Less "Communist", more "Stalinist"... and with absolutely no concern for their wageslaves beyond that (or the appearance of that) which benefits the bottom line.
Shiloh
QUOTE (Cantankerous @ Apr 27 2008, 03:51 PM) *
And if you think your vote counts there a fiftieth as much as it counts in a "democracy" then I have this wonderful Bridge in Arizona for sale that you'd just love.


Yeah. You may not even *have* a vote. Most issued stock is non-voting. Some issued stock doesn't pay a dividend, even; it exists only to be traded.
Iracundus
The fact some shadowruns involve exposing corporate wrongdoing to the public means corporations, even megacorps, at at some minimal level sensitive to public opinion if only because it can negatively impact outside sales. That is for example why Renraku took such a beating from the Arcology incident. Aside from the material losses, it sent the company's local reputation down the tubes. Granted, the sensitivity of the corps to this probably extends only so far as to attempt cover up or damage control, which may mean some minor politically face saving gestures or sacrificing of scapegoats.


In the old Corporate Shadowfiles it suggested the reason the corporations have not become the governments is because they don't want to deal with providing some of the non-profitable basic services of a government. The remnants of national identity in the Shadowrun 6th world era also mean the corporations probably still do pay some small amount of tax to national governments, more for symbolic purposes than anything else in order to show John Doe citizen on the street that the corporations are nice and law abiding entities.

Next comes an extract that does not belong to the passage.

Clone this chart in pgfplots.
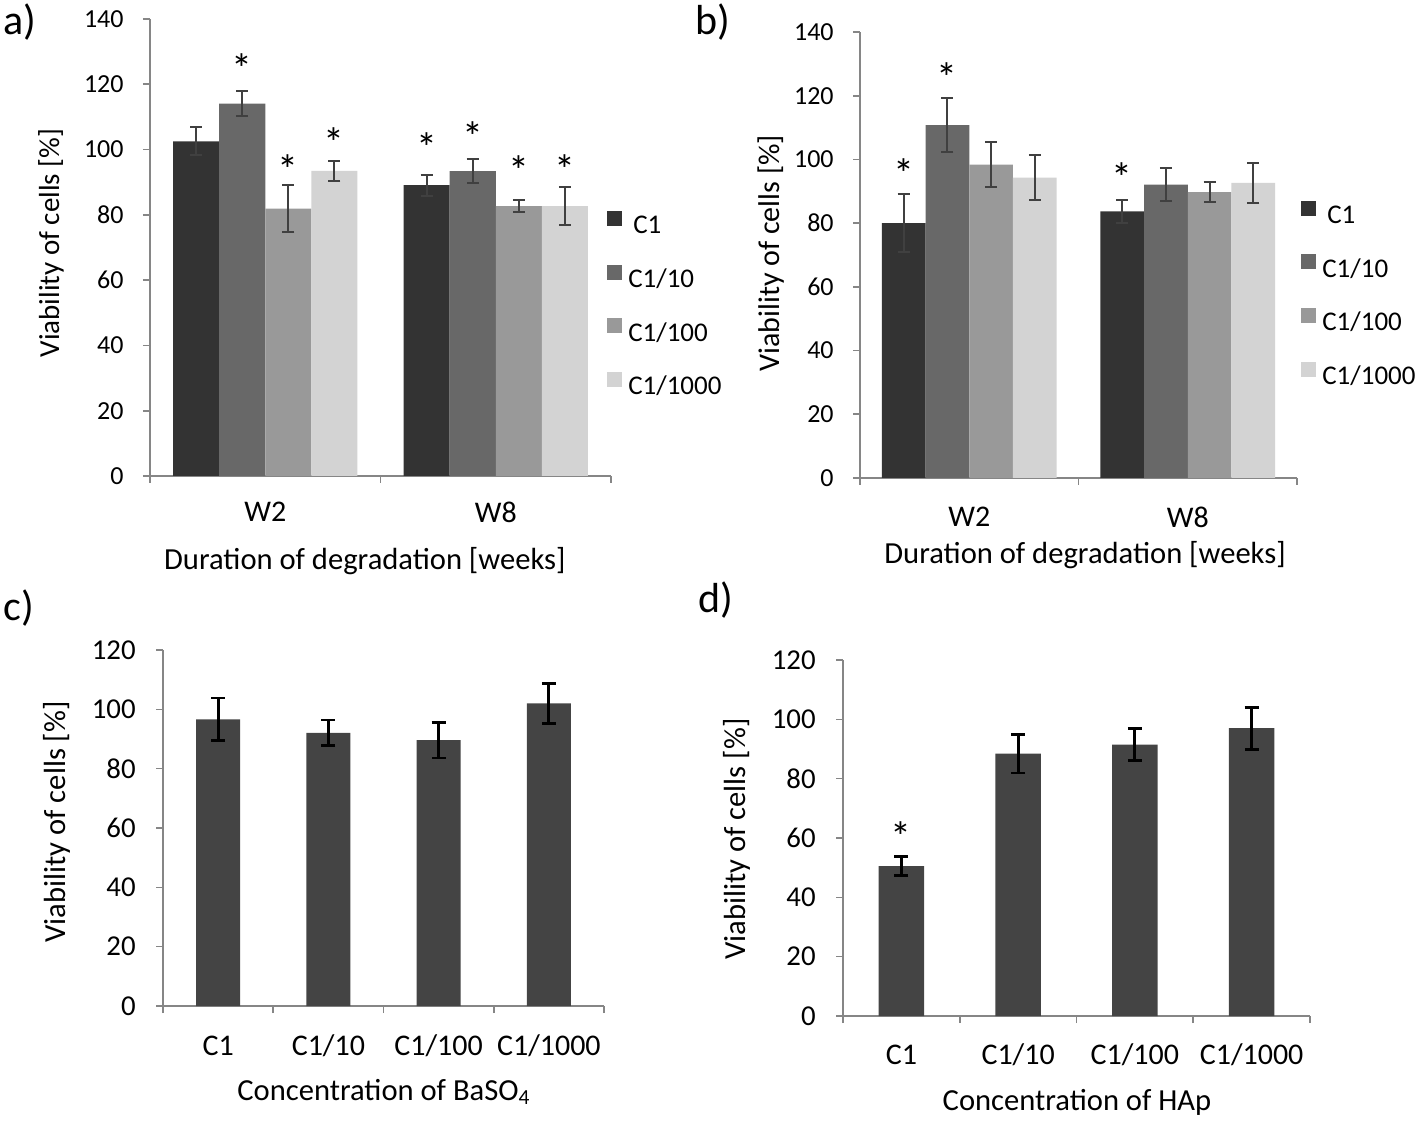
\documentclass[border=0pt]{standalone}
\usepackage{pgfplots}
\pgfplotsset{compat=1.18}
\usepackage{fontspec}
\setmainfont{Carlito}

\definecolor{cA}{HTML}{333333}
\definecolor{cB}{HTML}{686868}
\definecolor{cC}{HTML}{999999}
\definecolor{cD}{HTML}{D3D3D3}
\definecolor{cS}{HTML}{444444}
\definecolor{axisgray}{HTML}{868686}
\definecolor{errgray}{HTML}{404040}

\newcommand{\fs}[1]{\fontsize{#1}{#1}\selectfont}

\pgfplotsset{
  panel/.style={
    scale only axis, anchor=south west, clip=false,
    axis lines*=left,
    axis line style={draw=axisgray, line width=0.8pt},
    tick style={draw=axisgray, line width=0.8pt},
    tick align=outside,
    major tick length=3.5pt,
    ymin=0, ytick distance=20,
    /pgf/number format/assume math mode=true,
    yticklabel style={anchor=east, inner sep=0pt},
    ylabel style={anchor=center},
    xlabel style={anchor=center},
  },
  errA/.style={error bars/.cd, y dir=both, y explicit,
    error bar style={draw=errgray, line width=1pt},
    error mark options={rotate=90, draw=errgray, line width=1pt, mark size=3pt}},
  errC/.style={error bars/.cd, y dir=both, y explicit,
    error bar style={draw=black, line width=1.4pt},
    error mark options={rotate=90, draw=black, line width=1.4pt, mark size=3.5pt}},
  star/.style={draw=none, mark=none, forget plot,
    nodes near coords={*},
    nodes near coords style={anchor=base, yshift=-11.5pt, font=\fs{21}, inner sep=0pt, text=black}},
  barlegend/.style={
    legend image code/.code={\fill[##1, draw=none] (0pt,0.3pt) rectangle (7.5pt,7.8pt);},
    legend cell align=left,
    legend style={draw=none, fill=none, anchor=west, inner sep=0pt,
      font=\fs{13.5}, row sep=12.5pt, column sep=3pt,
      nodes={inner sep=0pt, text height=10pt, text depth=3pt}}},
}

\begin{document}
\begin{tikzpicture}
\path[use as bounding box] (0,0) rectangle (711.5pt,562pt);

% a)
\begin{axis}[panel, at={(75pt,324pt)}, width=230.5pt, height=228.5pt,
  xmin=0, xmax=2, ymax=140,
  xtick={0,1,2}, xticklabels={,,},
  extra x ticks={0.5,1.5}, extra x tick labels={W2,W8},
  extra x tick style={major tick length=0pt, xticklabel style={anchor=center, yshift=-18pt, font=\fs{15}}},
  yticklabel style={font=\fs{13}, xshift=-9.5pt},
  ylabel={Viability of cells [\%]}, ylabel style={at={(axis description cs:-0.215,0.51)}, font=\fs{14.5}},
  xlabel={Duration of degradation [weeks]}, xlabel style={at={(axis description cs:0.466,-0.186)}, font=\fs{15.3}},
  barlegend, legend style={at={(0.991,0.372)}},
]
\addplot[ybar, bar width=0.2, bar shift=0pt, fill=cA, draw=none, errA] coordinates {(0.2,102.5) +- (0,4.3) (1.2,89.1) +- (0,3.2)};
\addplot[ybar, bar width=0.2, bar shift=0pt, fill=cB, draw=none, errA] coordinates {(0.4,114.1) +- (0,3.7) (1.4,93.4) +- (0,3.6)};
\addplot[ybar, bar width=0.2, bar shift=0pt, fill=cC, draw=none, errA] coordinates {(0.6,81.9) +- (0,7.3) (1.6,82.7) +- (0,1.8)};
\addplot[ybar, bar width=0.2, bar shift=0pt, fill=cD, draw=none, errA] coordinates {(0.8,93.5) +- (0,3.0) (1.8,82.7) +- (0,5.7)};
\addplot[star] coordinates {(0.4,127.2) (0.6,96.4) (0.8,104.7) (1.2,103.2) (1.4,106.6) (1.6,95.9) (1.8,96.2)};
\legend{\hspace{2.5pt}C1,C1/10,C1/100,C1/1000}
\end{axis}

% b)
\begin{axis}[panel, at={(430pt,323pt)}, width=218.5pt, height=223pt,
  xmin=0, xmax=2, ymax=140,
  xtick={0,1,2}, xticklabels={,,},
  extra x ticks={0.5,1.5}, extra x tick labels={W2,W8},
  extra x tick style={major tick length=0pt, xticklabel style={anchor=center, yshift=-19.5pt, font=\fs{15}}},
  yticklabel style={font=\fs{13}, xshift=-9.5pt},
  ylabel={Viability of cells [\%]}, ylabel style={at={(axis description cs:-0.204,0.504)}, font=\fs{15}},
  xlabel={Duration of degradation [weeks]}, xlabel style={at={(axis description cs:0.515,-0.173)}, font=\fs{15.3}},
  barlegend, legend style={at={(1.009,0.409)}},
]
\addplot[ybar, bar width=0.2, bar shift=0pt, fill=cA, draw=none, errA] coordinates {(0.2,80.0) +- (0,9.2) (1.2,83.7) +- (0,3.7)};
\addplot[ybar, bar width=0.2, bar shift=0pt, fill=cB, draw=none, errA] coordinates {(0.4,110.8) +- (0,8.6) (1.4,92.1) +- (0,5.3)};
\addplot[ybar, bar width=0.2, bar shift=0pt, fill=cC, draw=none, errA] coordinates {(0.6,98.4) +- (0,7.0) (1.6,89.7) +- (0,3.1)};
\addplot[ybar, bar width=0.2, bar shift=0pt, fill=cD, draw=none, errA] coordinates {(0.8,94.3) +- (0,7.0) (1.8,92.6) +- (0,6.3)};
\addplot[star] coordinates {(0.2,98.1) (0.4,128.1) (1.2,96.7)};
\legend{\hspace{2.5pt}C1,C1/10,C1/100,C1/1000}
\end{axis}

% c)
\begin{axis}[panel, at={(81.5pt,59pt)}, width=220.5pt, height=178pt,
  xmin=0, xmax=4, ymax=120,
  xtick={0,1,2,3,4}, xticklabels={,,,,},
  extra x ticks={0.5,1.5,2.5,3.5}, extra x tick labels={C1,C1/10,C1/100,C1/1000},
  extra x tick style={major tick length=0pt, xticklabel style={anchor=center, yshift=-20pt, font=\fs{15}}},
  yticklabel style={font=\fs{14.4}, xshift=-10pt},
  ylabel={Viability of cells [\%]}, ylabel style={at={(axis description cs:-0.240,0.517)}, font=\fs{15.3}},
  xlabel={Concentration of BaSO\textsubscript{4}}, xlabel style={at={(axis description cs:0.501,-0.242)}, font=\fs{15.3}},
]
\addplot[ybar, bar width=0.4, bar shift=0pt, fill=cS, draw=none, errC] coordinates {(0.5,96.6) +- (0,7.2) (1.5,92.1) +- (0,4.3) (2.5,89.6) +- (0,6.0) (3.5,102.0) +- (0,6.7)};
\end{axis}

% d)
\begin{axis}[panel, at={(421.5pt,54pt)}, width=233.5pt, height=178pt,
  xmin=0, xmax=4, ymax=120,
  xtick={0,1,2,3,4}, xticklabels={,,,,},
  extra x ticks={0.5,1.5,2.5,3.5}, extra x tick labels={C1,C1/10,C1/100,C1/1000},
  extra x tick style={major tick length=0pt, xticklabel style={anchor=center, yshift=-19.5pt, font=\fs{15}}},
  yticklabel style={font=\fs{14.4}, xshift=-10pt},
  ylabel={Viability of cells [\%]}, ylabel style={at={(axis description cs:-0.227,0.497)}, font=\fs{15.3}},
  xlabel={Concentration of HAp}, xlabel style={at={(axis description cs:0.501,-0.244)}, font=\fs{15.3}},
]
\addplot[ybar, bar width=0.39, bar shift=0pt, fill=cS, draw=none, errC] coordinates {(0.5,50.5) +- (0,3.2) (1.5,88.4) +- (0,6.5) (2.5,91.5) +- (0,5.3) (3.5,97.0) +- (0,7.1)};
\addplot[star] coordinates {(0.5,63.2)};
\end{axis}

\node[anchor=west, font=\fs{21}, inner sep=0pt] at (1.5pt,551pt) {a)};
\node[anchor=west, font=\fs{21}, inner sep=0pt] at (347.5pt,551pt) {b)};
\node[anchor=west, font=\fs{21}, inner sep=0pt] at (1.5pt,258pt) {c)};
\node[anchor=west, font=\fs{21}, inner sep=0pt] at (349pt,262pt) {d)};
\end{tikzpicture}
\end{document}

Corporate Shadowfiles also examined some of the finer points of the extraterritoriality clause including how it extended in a cone of air above a facility and also a cone of ground underneath. This actually limits the corporations right to pollute and make a mess in some sense as if such material drifts out of "their" airspace or ground space, the government (presumably backed up by other corps) would have the right to come down on them for fouling up other people's property.

I see all the corporations and national governments existing in a balance of power. While each individual extraterritorial corp might have absolute power within its own territory, they do business on the outside as well. Too many unsavory dealings or scandals or overt interference in the government would lead the other major players to oppose and aid any victim if only to prevent the first corp from gaining excessive dominance.